** Begin Exercise material **

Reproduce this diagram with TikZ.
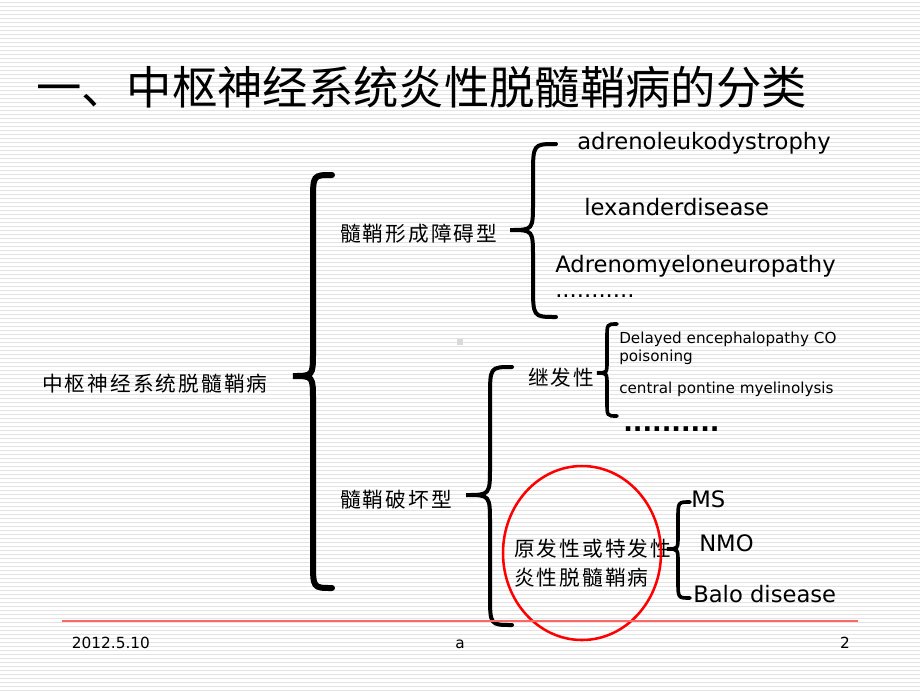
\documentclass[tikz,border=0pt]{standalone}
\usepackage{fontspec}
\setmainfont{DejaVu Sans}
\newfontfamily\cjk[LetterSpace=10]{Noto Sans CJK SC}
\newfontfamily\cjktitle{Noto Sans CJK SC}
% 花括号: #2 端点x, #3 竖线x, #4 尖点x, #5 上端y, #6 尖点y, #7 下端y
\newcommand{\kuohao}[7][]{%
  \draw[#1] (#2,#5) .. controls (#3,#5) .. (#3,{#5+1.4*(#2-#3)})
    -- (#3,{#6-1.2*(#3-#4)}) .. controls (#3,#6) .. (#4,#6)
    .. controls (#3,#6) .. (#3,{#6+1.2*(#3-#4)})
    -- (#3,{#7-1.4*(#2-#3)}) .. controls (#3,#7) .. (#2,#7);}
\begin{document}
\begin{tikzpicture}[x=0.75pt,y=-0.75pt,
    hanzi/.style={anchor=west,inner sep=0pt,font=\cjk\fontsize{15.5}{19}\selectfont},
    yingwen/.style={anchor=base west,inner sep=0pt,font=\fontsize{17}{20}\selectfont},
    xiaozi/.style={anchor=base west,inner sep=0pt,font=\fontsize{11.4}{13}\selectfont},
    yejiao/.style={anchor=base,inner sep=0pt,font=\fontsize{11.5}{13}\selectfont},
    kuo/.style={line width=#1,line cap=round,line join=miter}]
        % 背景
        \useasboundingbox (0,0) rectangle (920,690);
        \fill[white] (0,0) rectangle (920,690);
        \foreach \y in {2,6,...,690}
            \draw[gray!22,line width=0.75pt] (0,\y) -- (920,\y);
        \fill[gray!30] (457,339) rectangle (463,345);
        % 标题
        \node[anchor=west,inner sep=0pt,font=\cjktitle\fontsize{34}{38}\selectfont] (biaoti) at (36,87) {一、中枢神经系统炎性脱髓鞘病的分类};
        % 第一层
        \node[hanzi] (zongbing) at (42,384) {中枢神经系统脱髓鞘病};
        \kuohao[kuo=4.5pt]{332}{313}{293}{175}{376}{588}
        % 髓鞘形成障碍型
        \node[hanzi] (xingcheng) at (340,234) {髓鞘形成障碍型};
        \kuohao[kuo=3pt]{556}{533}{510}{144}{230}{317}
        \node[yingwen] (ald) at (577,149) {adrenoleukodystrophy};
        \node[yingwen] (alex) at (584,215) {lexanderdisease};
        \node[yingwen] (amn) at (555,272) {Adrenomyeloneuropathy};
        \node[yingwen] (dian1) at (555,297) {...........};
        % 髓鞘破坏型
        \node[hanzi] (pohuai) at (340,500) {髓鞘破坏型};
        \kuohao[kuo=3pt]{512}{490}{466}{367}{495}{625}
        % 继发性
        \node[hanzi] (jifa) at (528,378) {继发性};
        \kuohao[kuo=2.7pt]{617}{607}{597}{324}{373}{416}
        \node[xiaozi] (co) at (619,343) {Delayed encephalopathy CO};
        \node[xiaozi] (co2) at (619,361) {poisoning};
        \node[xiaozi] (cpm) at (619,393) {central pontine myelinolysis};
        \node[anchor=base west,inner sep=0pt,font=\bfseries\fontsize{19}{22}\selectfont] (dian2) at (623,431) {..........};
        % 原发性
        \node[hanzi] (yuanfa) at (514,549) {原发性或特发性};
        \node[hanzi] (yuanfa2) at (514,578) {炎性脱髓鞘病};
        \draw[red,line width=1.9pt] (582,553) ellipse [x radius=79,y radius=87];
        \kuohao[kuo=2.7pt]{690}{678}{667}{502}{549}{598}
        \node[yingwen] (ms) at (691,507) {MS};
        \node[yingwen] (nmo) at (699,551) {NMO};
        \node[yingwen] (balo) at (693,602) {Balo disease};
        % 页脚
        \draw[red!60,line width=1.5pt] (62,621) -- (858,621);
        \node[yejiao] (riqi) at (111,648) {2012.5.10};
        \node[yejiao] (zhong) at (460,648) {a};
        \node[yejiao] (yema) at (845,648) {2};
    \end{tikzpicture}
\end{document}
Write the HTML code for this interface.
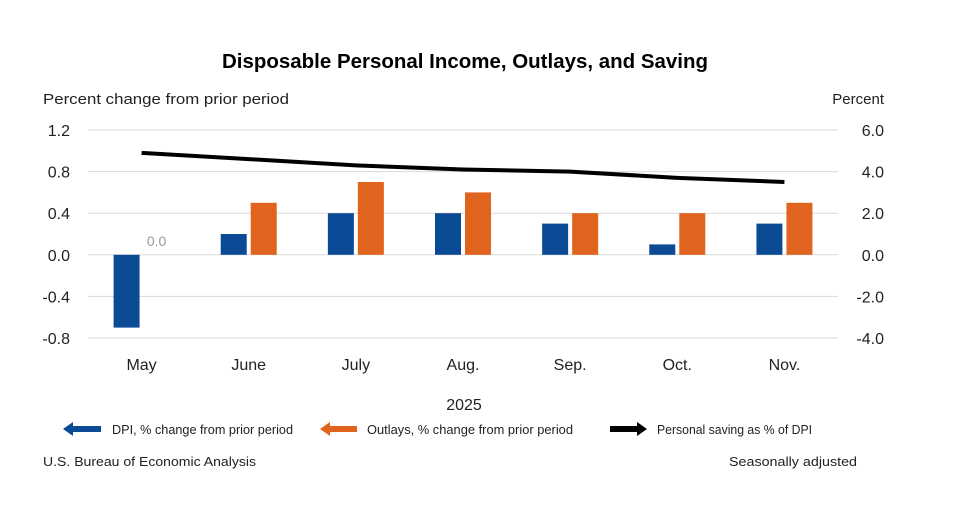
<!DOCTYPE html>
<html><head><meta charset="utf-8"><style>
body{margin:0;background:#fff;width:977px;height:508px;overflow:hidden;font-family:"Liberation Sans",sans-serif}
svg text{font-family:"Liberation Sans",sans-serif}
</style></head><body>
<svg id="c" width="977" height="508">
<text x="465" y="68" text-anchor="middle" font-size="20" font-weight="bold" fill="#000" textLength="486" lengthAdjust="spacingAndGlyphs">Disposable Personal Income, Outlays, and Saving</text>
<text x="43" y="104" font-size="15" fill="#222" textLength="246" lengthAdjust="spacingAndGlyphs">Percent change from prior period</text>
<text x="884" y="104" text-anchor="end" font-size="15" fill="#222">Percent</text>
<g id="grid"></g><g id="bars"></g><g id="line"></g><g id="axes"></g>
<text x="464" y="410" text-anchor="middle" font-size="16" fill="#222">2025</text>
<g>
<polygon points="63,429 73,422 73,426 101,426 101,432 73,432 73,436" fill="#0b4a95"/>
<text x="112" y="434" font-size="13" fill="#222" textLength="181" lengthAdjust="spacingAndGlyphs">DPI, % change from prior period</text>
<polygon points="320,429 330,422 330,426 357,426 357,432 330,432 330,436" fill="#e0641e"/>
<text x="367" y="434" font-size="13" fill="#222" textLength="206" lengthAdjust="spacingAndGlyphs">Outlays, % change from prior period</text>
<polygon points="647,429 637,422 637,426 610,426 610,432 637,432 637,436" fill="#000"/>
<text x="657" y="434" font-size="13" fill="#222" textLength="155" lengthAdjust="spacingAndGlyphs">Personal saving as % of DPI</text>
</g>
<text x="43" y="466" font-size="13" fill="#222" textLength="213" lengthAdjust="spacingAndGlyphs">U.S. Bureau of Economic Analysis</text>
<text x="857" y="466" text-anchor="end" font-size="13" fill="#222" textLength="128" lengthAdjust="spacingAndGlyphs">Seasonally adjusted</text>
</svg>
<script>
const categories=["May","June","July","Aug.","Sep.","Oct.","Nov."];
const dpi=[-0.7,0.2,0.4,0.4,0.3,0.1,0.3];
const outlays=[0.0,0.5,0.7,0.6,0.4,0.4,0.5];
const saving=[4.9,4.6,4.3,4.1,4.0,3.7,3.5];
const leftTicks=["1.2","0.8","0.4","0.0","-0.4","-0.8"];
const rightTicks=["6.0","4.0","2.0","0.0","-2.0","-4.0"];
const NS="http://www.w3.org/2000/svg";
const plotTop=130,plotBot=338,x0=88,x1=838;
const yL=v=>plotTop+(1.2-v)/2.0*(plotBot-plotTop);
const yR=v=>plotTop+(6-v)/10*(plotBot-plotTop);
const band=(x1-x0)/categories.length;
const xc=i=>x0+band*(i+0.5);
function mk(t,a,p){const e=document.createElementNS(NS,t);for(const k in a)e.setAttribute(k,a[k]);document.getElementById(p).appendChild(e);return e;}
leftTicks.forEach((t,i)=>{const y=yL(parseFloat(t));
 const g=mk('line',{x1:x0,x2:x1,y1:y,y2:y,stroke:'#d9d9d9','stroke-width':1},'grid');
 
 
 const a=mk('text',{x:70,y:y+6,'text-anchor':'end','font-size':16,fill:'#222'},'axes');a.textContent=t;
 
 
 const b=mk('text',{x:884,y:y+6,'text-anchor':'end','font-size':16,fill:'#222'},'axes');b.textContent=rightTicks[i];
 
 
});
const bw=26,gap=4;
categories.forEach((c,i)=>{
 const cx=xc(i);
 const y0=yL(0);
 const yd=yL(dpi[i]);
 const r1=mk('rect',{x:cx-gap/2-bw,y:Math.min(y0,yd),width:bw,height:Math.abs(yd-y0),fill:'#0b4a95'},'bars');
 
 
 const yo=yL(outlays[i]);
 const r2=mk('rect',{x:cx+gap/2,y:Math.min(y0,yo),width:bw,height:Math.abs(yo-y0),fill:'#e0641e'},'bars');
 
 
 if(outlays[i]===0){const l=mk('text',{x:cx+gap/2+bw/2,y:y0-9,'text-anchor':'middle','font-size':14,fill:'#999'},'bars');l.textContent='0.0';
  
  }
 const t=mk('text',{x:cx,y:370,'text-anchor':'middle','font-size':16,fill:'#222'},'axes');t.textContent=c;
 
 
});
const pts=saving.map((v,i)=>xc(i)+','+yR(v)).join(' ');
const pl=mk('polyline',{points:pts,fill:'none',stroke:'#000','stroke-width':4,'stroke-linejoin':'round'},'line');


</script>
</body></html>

** End Exercise material **

__Exercise instructions__.
Search the records for the string "this" and return every line in which it occurs.

__Final result__.
Reproduce this diagram with TikZ.
Write the HTML code for this interface.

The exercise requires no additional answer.